The story unfolds in nearly real time, save for some cuts and edits, and the other men begin, one by one, to wonder if Fonda isn't right, and if the young man was unjustly accused. The casting decisions are a master class of pairing the right actor with their role. And what a supporting cast Fonda is blessed to work with: Lee J Cobb (On the Waterfront), E.G. Marshall (The Caine Mutiny), Martin Balsam (Breakfast at Tiffany's and Catch 22), Ed Begley (the Unsinkable Molly Brown) as well as Jack Klugman, Jack Warden, Joseph Sweeney and even John Fiedler (Piglet in Winnie the Pooh). Each actor owns the roles they were given- a non-plussed financial advisor, a football coach, a dock worker, an angry dad, a retiree- all part of the group that will decide if the young man in question lives or dies and Fonda is fascinating to watch as he addresses each detail that the prosecuting and defense attorneys glossed over.

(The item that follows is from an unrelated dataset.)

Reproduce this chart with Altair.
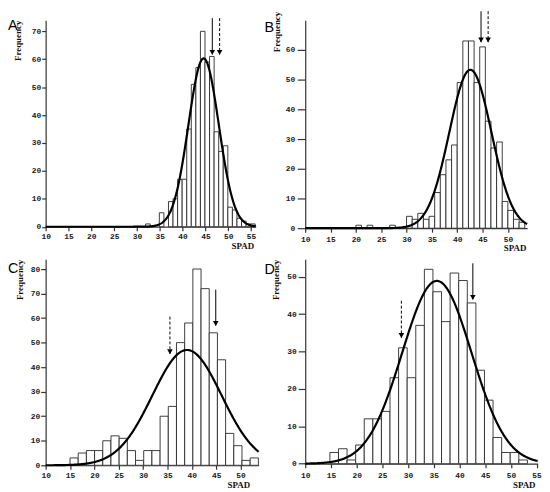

The story starts off with a slam in the face: a young man is going to die for murder, and the well-handled arguments keeps you guessing until the end. The cinematography complements every twist as turn in the story, as each man gets his chance to explain what he thinks of the accusation and trial, having then to face his own prejudices and bias, or lack thereof. Even where the story slows down to give us a breath, it doesn't lose the viewer's attention, keeping things taut from beginning to end. It's riveting.

12 Angry Men demonstrates the difference between movies without effects vs movies that rely heavily on special effects to push the vehicle along but have a plot as thin as notebook paper. Yes, it's from a time when movies were character and dialogue driven. But in a day when "Mumblecore" is a thing (a genre of narrative film focusing primarily on the intimate lives of young characters and featuring scenes of ample dialogue and minimal action), you would think the film would play well. Sadly, I suspect that some members of today's audiences may find it "boring" or "unable to keep my attention." There are no car crashes, no explosions, no shootouts, no sex, no nudity- and 12 Angry Men doesn't need any.

Think about the best films ever made- the Godfather, Schindler's List, the aforementioned Casablanca and Citizen Kane. Those films have a depth of character that is rarely seen in modern movies (two of the noteworthy exceptions to the rule would be "the Help" and "Hidden Figures"). 12 Angry Men is in that class: a film that digs deep into the depth of human character and asks us to ask questions about who we are, and why. I have always loved films about the human condition, which is why two of my favorite boxing films are films that are not about boxing ("Requiem for a Heavyweight" and "The Harder They Fall")

Films like Requiem and Harder examine the question of "how do we treat others?" It's an important question, and 12 Angry Men stands up in that line with the best of them.

Accolades - Selected as 2nd greatest court room drama of all time. Consistently on all-time great film lists. Nominated for 3 Academy awards.

If you are the kind of person that (like me) finds themselves at times with special effects fatigue, and are ready for an exceptional film, watch 12 Angry Men and see if you don't agree with it's exceptionalism.

IMDB rates it a 9.0/10, and I would have to say 9.5. I can't think of a single place where I would change it. Enjoy.